The market's slide came despite a government supply-and-demand report Wednesday morning that many analysts considered slightly friendly. The U.S. Department of Agriculture report cut ending stocks due to a projected 100-million-bushel increase in ethanol usage.
The report prompted modest gains at the open that failed to hold.
Central State Commodities President Jason Britt said the report projections were friendly for corn but not enough to make the market "rock and roll."
"They're friendly, but the reality of it is we're still dealing with a carryout of 1.740 (billion bushels), that's still enough corn for right now," Britt said.
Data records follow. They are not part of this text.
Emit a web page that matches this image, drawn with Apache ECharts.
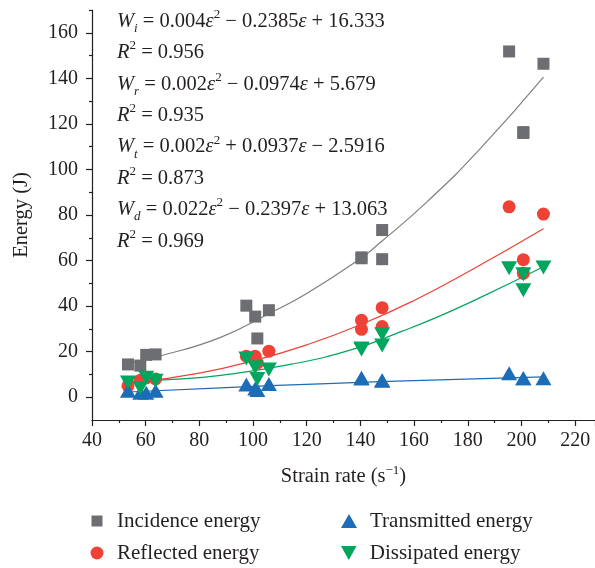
<!DOCTYPE html>
<html>
<head>
<meta charset="utf-8">
<script src="https://cdn.jsdelivr.net/npm/echarts@6/dist/echarts.min.js"></script>
<style>
  html, body { margin: 0; padding: 0; background: #ffffff; }
  #chart { width: 595px; height: 568px; }
</style>
</head>
<body>
<div id="chart"></div>
<script>
// Strain rate of each specimen (s^-1)
const strainRate  = [53.4, 58.0, 60.2, 63.7, 97.5, 100.8, 101.6, 105.9, 140.4, 140.4, 148.1, 148.1, 195.4, 200.7, 200.7, 208.2];
// Energies (J)
const incidence   = [14.4, 13.9, 18.6, 18.8, 40.2, 35.4, 25.8, 38.2, 61.0, 61.4, 73.4, 60.6, 151.8, 116.4, 116.0, 146.4];
const reflected   = [5.0, 7.5, 8.5, 8.0, 18.0, 18.0, 15.0, 20.2, 33.8, 29.8, 39.3, 31.0, 83.6, 60.4, 54.4, 80.4];
const transmitted = [2.8, 2.0, 2.0, 2.8, 5.6, 3.8, 3.2, 5.8, 8.5, 8.2, 7.5, 7.2, 10.5, 8.3, 8.3, 8.3];
const dissipated  = [6.5, 4.0, 8.5, 7.2, 17.0, 13.2, 8.0, 12.2, 21.0, 21.4, 27.6, 22.7, 56.6, 54.0, 47.0, 57.0];

// Fitted trend curves (strain rate, energy)
const fitIncX = [53.4, 66, 87.9, 106.4, 120, 139.9, 147.3, 165, 184.4, 208.2];
const fitIncY = [15.0, 18.3, 26.3, 37.0, 45.5, 60.8, 67.8, 86.0, 108.8, 140.5];
const fitRefX = [53.4, 80, 100, 120, 140, 160, 180, 208.2];
const fitRefY = [6.0, 10.6, 16.0, 23.0, 31.8, 42.5, 55.0, 74.0];
const fitTraX = [53.4, 87.9, 125, 169.5, 208.2];
const fitTraY = [2.3, 4.1, 5.9, 7.6, 8.9];
const fitDisX = [53.4, 70, 87.9, 113.9, 137.1, 155.6, 169.5, 184.4, 208.2];
const fitDisY = [7.0, 7.8, 9.6, 14.4, 21.0, 29.0, 35.6, 43.6, 57.3];

// Axis tick values
const yMajorTicks = [0, 20, 40, 60, 80, 100, 120, 140, 160];
const yMinorTicks = [10, 30, 50, 70, 90, 110, 130, 150, 170];

// Fit equations, one line each
const equationLines = [
  '{it|W}{sub|i} = 0.004{it|ε}{sup|2} − 0.2385{it|ε} + 16.333',
  '{it|R}{sup|2} = 0.956',
  '{it|W}{sub|r} = 0.002{it|ε}{sup|2} − 0.0974{it|ε} + 5.679',
  '{it|R}{sup|2} = 0.935',
  '{it|W}{sub|t} = 0.002{it|ε}{sup|2} + 0.0937{it|ε} − 2.5916',
  '{it|R}{sup|2} = 0.873',
  '{it|W}{sub|d} = 0.022{it|ε}{sup|2} − 0.2397{it|ε} + 13.063',
  '{it|R}{sup|2} = 0.969'
];

const FONT = '"Liberation Serif", "DejaVu Serif", serif';
const INK = '#231f20';
const C_GRAY = '#6d6e71', C_RED = '#ef4136', C_BLUE = '#1c6db8', C_GREEN = '#00a65d';
const DOWN_TRI = 'path://M0,0L10,0L5,9Z';
const EQ_SIZE = 20.5;

const zip = (xs, ys) => xs.map((x, i) => [x, ys[i]]);

const eqRich = {
  it:  { fontFamily: FONT, fontSize: EQ_SIZE, fontStyle: 'italic', fill: INK, lineHeight: 27 },
  sub: { fontFamily: FONT, fontSize: 13, fontStyle: 'italic', fill: INK, verticalAlign: 'bottom', lineHeight: 27 },
  sup: { fontFamily: FONT, fontSize: 13, fill: INK, verticalAlign: 'top', lineHeight: 27 }
};

const equationGraphics = equationLines.map((txt, i) => ({
  type: 'text',
  left: 117,
  top: 8 + i * 31.4,
  silent: true,
  style: {
    text: txt,
    fontFamily: FONT,
    fontSize: EQ_SIZE,
    fill: INK,
    lineHeight: 27,
    rich: eqRich
  }
}));

function lineSeries(name, xs, ys, color) {
  return {
    name: name, type: 'line', data: zip(xs, ys), smooth: true, symbol: 'none',
    silent: true, z: 1, lineStyle: { color: color, width: 1.2 }
  };
}

// One legend block per entry: icon centre cx, text start tx, row centre cy
function legendAt(name, cx, tx, cy, w, h) {
  const left = cx - w / 2;
  return {
    data: [name], left: left, top: cy - 10.5, padding: 0,
    itemWidth: w, itemHeight: h, selectedMode: false,
    textStyle: {
      fontFamily: FONT, fontSize: 21, color: INK, lineHeight: 21,
      padding: [0, 0, 0, tx - (left + w + 5)]
    }
  };
}

const chart = echarts.init(document.getElementById('chart'), null, { renderer: 'canvas' });
chart.setOption({
  animation: false,
  backgroundColor: '#ffffff',
  textStyle: { fontFamily: FONT },
  grid: { left: 92, right: 0, top: 10, bottom: 148, containLabel: false },
  legend: [
    legendAt('Incidence energy', 97, 117, 521, 11, 11),
    legendAt('Reflected energy', 97, 117, 553, 13, 13),
    legendAt('Transmitted energy', 349, 370, 521, 16, 14),
    legendAt('Dissipated energy', 349, 370, 553, 16, 14)
  ],
  xAxis: {
    type: 'value', min: 40, max: 227.4, interval: 20,
    name: 'Strain rate (s{sup|−1})', nameLocation: 'middle', nameGap: 44,
    nameTextStyle: {
      fontFamily: FONT, fontSize: 20.5, color: INK, lineHeight: 25,
      rich: { sup: { fontFamily: FONT, fontSize: 13, color: INK, verticalAlign: 'top', lineHeight: 25 } }
    },
    axisLine: { onZero: false, lineStyle: { color: INK, width: 1.2 } },
    axisTick: { length: 6, lineStyle: { color: INK, width: 1.2 } },
    minorTick: { show: true, splitNumber: 2, length: 3, lineStyle: { color: INK, width: 1.2 } },
    axisLabel: { fontFamily: FONT, fontSize: 20, color: INK, margin: 11 },
    splitLine: { show: false }
  },
  yAxis: [
    {
      type: 'value', min: -10, max: 170,
      name: 'Energy (J)', nameLocation: 'middle', nameGap: 60,
      nameTextStyle: { fontFamily: FONT, fontSize: 20.5, color: INK },
      axisLine: { show: true, onZero: false, lineStyle: { color: INK, width: 1.2 } },
      axisTick: { show: true, length: 6, customValues: yMajorTicks, lineStyle: { color: INK, width: 1.2 } },
      axisLabel: { fontFamily: FONT, fontSize: 20, color: INK, margin: 14, customValues: yMajorTicks },
      splitLine: { show: false }
    },
    {
      type: 'value', min: -10, max: 170, position: 'left',
      axisLine: { show: false },
      axisTick: { show: true, length: 3, customValues: yMinorTicks, lineStyle: { color: INK, width: 1.2 } },
      axisLabel: { show: false },
      splitLine: { show: false }
    }
  ],
  graphic: equationGraphics,
  series: [
    lineSeries('fitInc', fitIncX, fitIncY, '#7f7f7f'),
    lineSeries('fitRef', fitRefX, fitRefY, C_RED),
    lineSeries('fitTra', fitTraX, fitTraY, C_BLUE),
    lineSeries('fitDis', fitDisX, fitDisY, C_GREEN),
    {
      name: 'Incidence energy', type: 'scatter', data: zip(strainRate, incidence),
      symbol: 'rect', symbolSize: 12, z: 3, itemStyle: { color: C_GRAY, opacity: 1 }
    },
    {
      name: 'Reflected energy', type: 'scatter', data: zip(strainRate, reflected),
      symbol: 'circle', symbolSize: 13, z: 4, itemStyle: { color: C_RED, opacity: 1 }
    },
    {
      name: 'Transmitted energy', type: 'scatter', data: zip(strainRate, transmitted),
      symbol: 'triangle', symbolSize: [16, 14], z: 5, itemStyle: { color: C_BLUE, opacity: 1 }
    },
    {
      name: 'Dissipated energy', type: 'scatter', data: zip(strainRate, dissipated),
      symbol: DOWN_TRI, symbolSize: [16, 14], z: 6, itemStyle: { color: C_GREEN, opacity: 1 }
    }
  ]
});
</script>
</body>
</html>
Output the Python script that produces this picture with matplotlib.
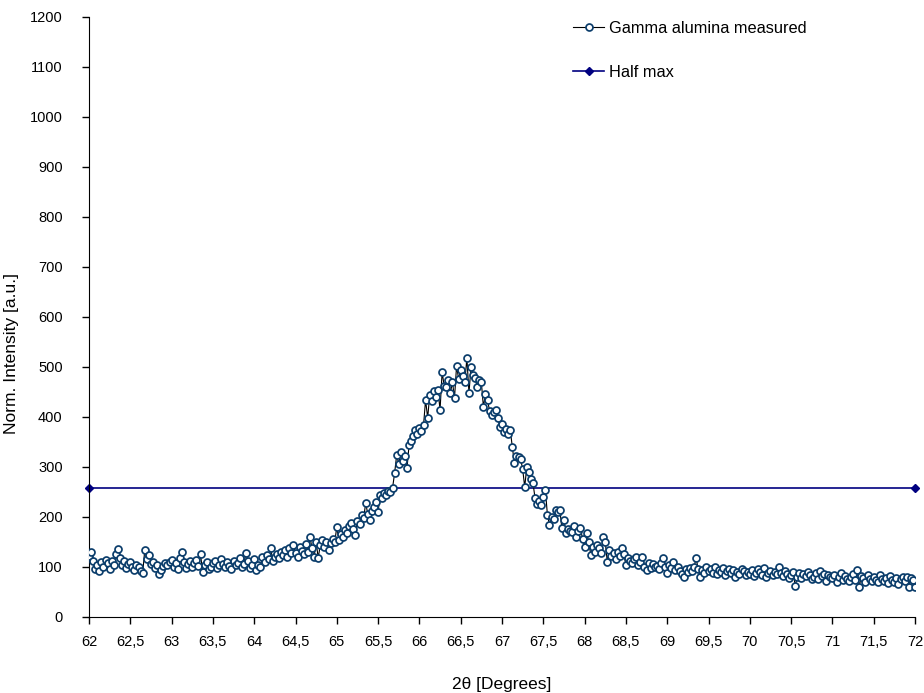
import matplotlib
matplotlib.use("Agg")
import numpy as np
import matplotlib.pyplot as plt

plt.rcParams.update({"font.family": ["Liberation Sans", "DejaVu Sans"], "font.size": 10})
TICK_FONT = ["Liberation Sans Narrow", "Liberation Sans", "DejaVu Sans"]

# scan grid: 62.000 .. 72.000 deg, step 0.025
start_2theta = 62.0
step_2theta = 0.025

intensity = [
    122, 130, 112, 96, 104, 92, 110, 100, 114, 108, 96, 112, 104, 126, 136, 118, 104, 112, 98, 106,
    110, 100, 94, 104, 100, 92, 88, 134, 116, 124, 106, 110, 98, 104, 86, 94, 102, 108, 104, 110,
    114, 100, 108, 96, 118, 130, 110, 98, 106, 112, 100, 108, 114, 102, 126, 90, 104, 110, 96, 100,
    108, 112, 98, 104, 116, 106, 100, 110, 102, 96, 112, 104, 108, 118, 100, 106, 128, 112, 98, 104,
    116, 94, 104, 100, 120, 110, 124, 116, 138, 112, 120, 126, 118, 130, 124, 134, 120, 138, 128, 144,
    128, 120, 140, 132, 126, 146, 130, 160, 138, 120, 150, 118, 144, 154, 140, 150, 134, 148, 156, 150,
    180, 154, 166, 160, 174, 168, 182, 188, 176, 164, 192, 186, 204, 198, 228, 206, 194, 212, 220, 230,
    210, 244, 238, 248, 244, 252, 250, 258, 288, 324, 306, 330, 312, 322, 298, 344, 352, 362, 374, 366,
    378, 372, 384, 434, 398, 444, 432, 452, 440, 454, 414, 490, 462, 460, 474, 448, 470, 438, 502, 476,
    494, 482, 470, 518, 448, 500, 484, 478, 460, 474, 470, 420, 446, 434, 412, 404, 410, 414, 398, 380,
    386, 370, 376, 366, 374, 340, 308, 322, 320, 316, 296, 260, 300, 290, 276, 268, 238, 226, 232, 224,
    240, 254, 204, 184, 200, 196, 214, 210, 214, 178, 194, 168, 176, 172, 170, 182, 160, 172, 178, 156,
    140, 168, 150, 124, 140, 130, 144, 138, 128, 160, 150, 110, 134, 122, 128, 116, 130, 122, 138, 126,
    104, 118, 112, 108, 116, 120, 104, 110, 120, 100, 94, 108, 98, 106, 100, 102, 96, 108, 118, 100,
    88, 104, 98, 110, 94, 100, 92, 86, 80, 96, 90, 98, 92, 100, 118, 96, 80, 94, 88, 100,
    92, 96, 88, 100, 86, 94, 90, 98, 84, 92, 96, 88, 94, 80, 90, 86, 96, 92, 84, 90,
    86, 94, 82, 88, 96, 90, 84, 98, 80, 88, 92, 84, 90, 86, 100, 88, 82, 92, 86, 78,
    84, 90, 62, 80, 88, 78, 86, 82, 90, 84, 76, 80, 88, 76, 92, 82, 86, 72, 84, 80,
    78, 84, 70, 80, 88, 74, 82, 76, 72, 80, 86, 74, 94, 60, 82, 78, 70, 84, 76, 72,
    80, 74, 70, 84, 76, 72, 78, 68, 82, 74, 70, 78, 66, 76, 80, 72, 80, 60, 78, 74,
    60,
]
two_theta = np.round(start_2theta + step_2theta * np.arange(len(intensity)), 3)

half_max = 258
half_max_x = [62, 72]

fig = plt.figure(figsize=(9.24, 6.93), dpi=100)
ax = fig.add_axes([89 / 924, 76 / 693, 826 / 924, 600 / 693])

ax.plot(two_theta, intensity, color="black", lw=0.8, marker="o", ms=5.0,
        mfc="white", mec="#0b3d6b", mew=1.25, label="Gamma alumina measured", zorder=3)
ax.plot(half_max_x, [half_max, half_max], color="#000080", lw=1.2, marker="D",
        ms=4.5, mfc="#000080", mec="#000080", label="Half max", zorder=2, clip_on=False)

ax.set_xlim(62, 72)
ax.set_ylim(0, 1200)
xt = np.arange(62, 72.01, 0.5)
ax.set_xticks(xt)
ax.set_xticklabels([f"{v:g}".replace(".", ",") for v in xt])
ax.set_yticks(np.arange(0, 1201, 100))
for s in ("top", "right"):
    ax.spines[s].set_visible(False)
ax.tick_params(direction="out", length=5, width=1, labelsize=10.5)
ax.tick_params(axis="x", pad=8)
ax.tick_params(axis="y", pad=14)
for lab in ax.get_xticklabels() + ax.get_yticklabels():
    lab.set_family(TICK_FONT)

ax.set_xlabel("2θ [Degrees]", fontsize=12.5, labelpad=20)
ax.set_ylabel("Norm. Intensity [a.u.]", fontsize=12.5)
ax.yaxis.set_label_coords(-0.085, 0.44)

fig.legend(loc="upper left", bbox_to_anchor=(573 / 924, 1 - 21 / 693), frameon=False,
           fontsize=11.8, handlelength=1.9, handletextpad=0.3, labelspacing=1.75,
           borderpad=0, borderaxespad=0)

fig.savefig("out.png", dpi=100)
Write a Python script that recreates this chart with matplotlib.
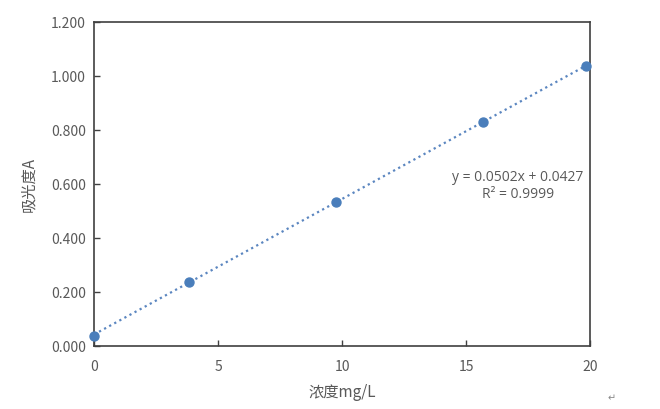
import numpy as np
import matplotlib
matplotlib.use("Agg")
import matplotlib.pyplot as plt

plt.rcParams['font.family'] = ['Noto Sans CJK SC', 'DejaVu Sans']

# concentration (mg/L) and absorbance
conc = [0, 3.85, 9.75, 15.7, 19.85]
absorb = [0.038, 0.238, 0.533, 0.831, 1.038]

slope = 0.0502
intercept = 0.0427
eq_text = "y = 0.0502x + 0.0427"
r2_text = "R² = 0.9999"

x_ticks = [0, 5, 10, 15, 20]
y_ticks = [0.0, 0.2, 0.4, 0.6, 0.8, 1.0, 1.2]

grey = "#595959"
axis_col = "#404040"

fig = plt.figure(figsize=(6.6, 4.09), dpi=100)
ax = fig.add_axes([0.1424, 0.154, 0.7516, 0.792])

# trendline
xt = np.array([0, 20])
ax.plot(xt, slope * xt + intercept, linestyle=(0, (1, 1.6)), color="#5B86C0",
        linewidth=1.6, zorder=2)
ax.scatter(conc, absorb, s=42, color="#4A7EBB", zorder=3, clip_on=False)

ax.set_xlim(0, 20)
ax.set_ylim(0, 1.2)
ax.set_xticks(x_ticks)
ax.set_yticks(y_ticks)
ax.set_yticklabels(["%.3f" % v for v in y_ticks])

ax.tick_params(axis="both", direction="in", length=4, width=1, colors=axis_col,
               labelcolor=grey, labelsize=10, top=False, right=False)
ax.tick_params(axis="x", pad=10)
ax.tick_params(axis="y", pad=6)
for sp in ax.spines.values():
    sp.set_color(axis_col)
    sp.set_linewidth(1.2)

ax.set_xlabel("浓度mg/L", fontsize=11, color=grey, labelpad=7)
ax.set_ylabel("吸光度A", fontsize=11, color=grey, labelpad=10)

ax.text(17.1, 0.626, eq_text, ha="center", va="center", fontsize=10, color=grey,
        family=["Open Sans", "DejaVu Sans"])
ax.text(17.1, 0.561, r2_text, ha="center", va="center", fontsize=10, color=grey,
        family=["Open Sans", "DejaVu Sans"])

fig.text(0.927, 0.027, "↵", fontsize=7, color="#888888", ha="center", va="center",
         family="DejaVu Sans")

fig.savefig("out.png", dpi=100)
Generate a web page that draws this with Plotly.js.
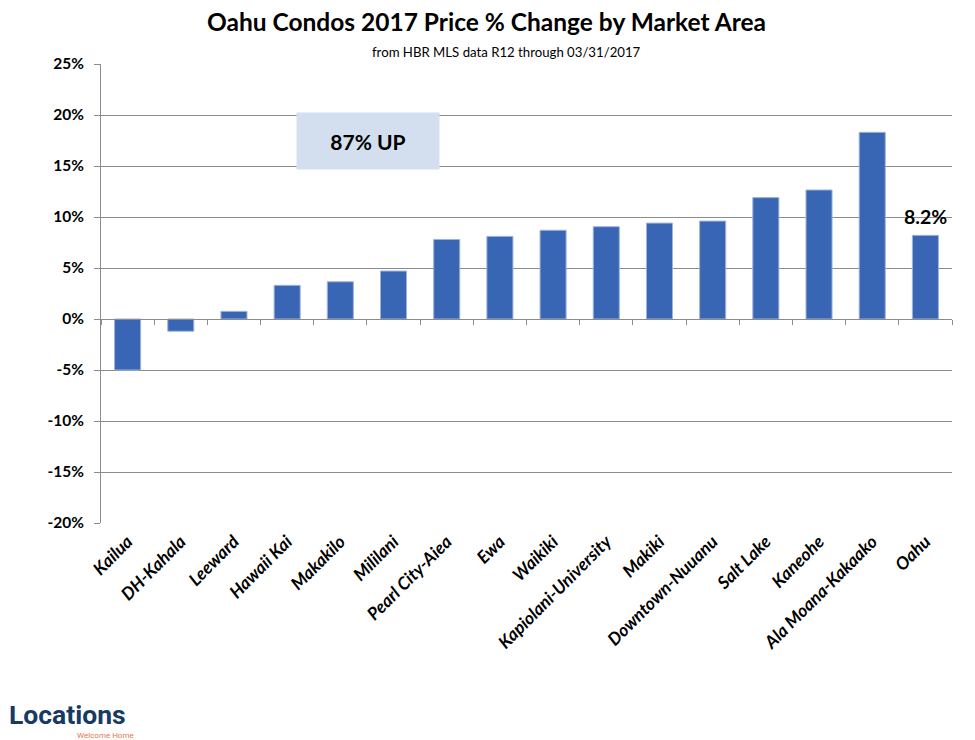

Shawn McCambridge, senior grains analyst for Prudential Bache, said the USDA's increased projection for ethanol demand was "suspect."
"It seems to be a bit anticipatory rather than something we see in the market at this time," he said.
Traders and analysts added that technically the market was overbought after recent gains. The market climbed 14 cents in the May contract Monday and Tuesday.
The fact that corn couldn't hold a rally after a friendly USDA supply-and-demand report discouraged market bulls, technical analyst Jim Wyckoff said.
"When a market cannot rally amid fresh bullish fundamental news, that's a bearish psychological clue," Wyckoff said.
Crude oil, which had helped fuel the market's recent strength, reversed course Wednesday, adding pressure to corn.
Analysts also noted that the USDA report was not as supportive as it might have initially appeared to some traders, given that it also included an increase in world ending stocks to 144.6 million metric tonnes from 136.7 million.
Still, Britt said that if the ethanol market is stabilizing as the USDA report seemed to indicate, that would make it easier to be bullish on corn.
CBOT oats futures were lower. March oats ended down 6 1/4 cents at US$1.74 3/4 per bushel, May oats settled down 6 3/4 cents at US$1.81 3/4, and July oats were down 6 3/4 cents at US$1.90 3/4. The USDA supply-and-demand report left oats ending stocks unchanged.
Ethanol futures were lower. May ethanol was down US$0.023 at US$1.530 a gallon, and June ethanol was down US$0.030 at US$1.540.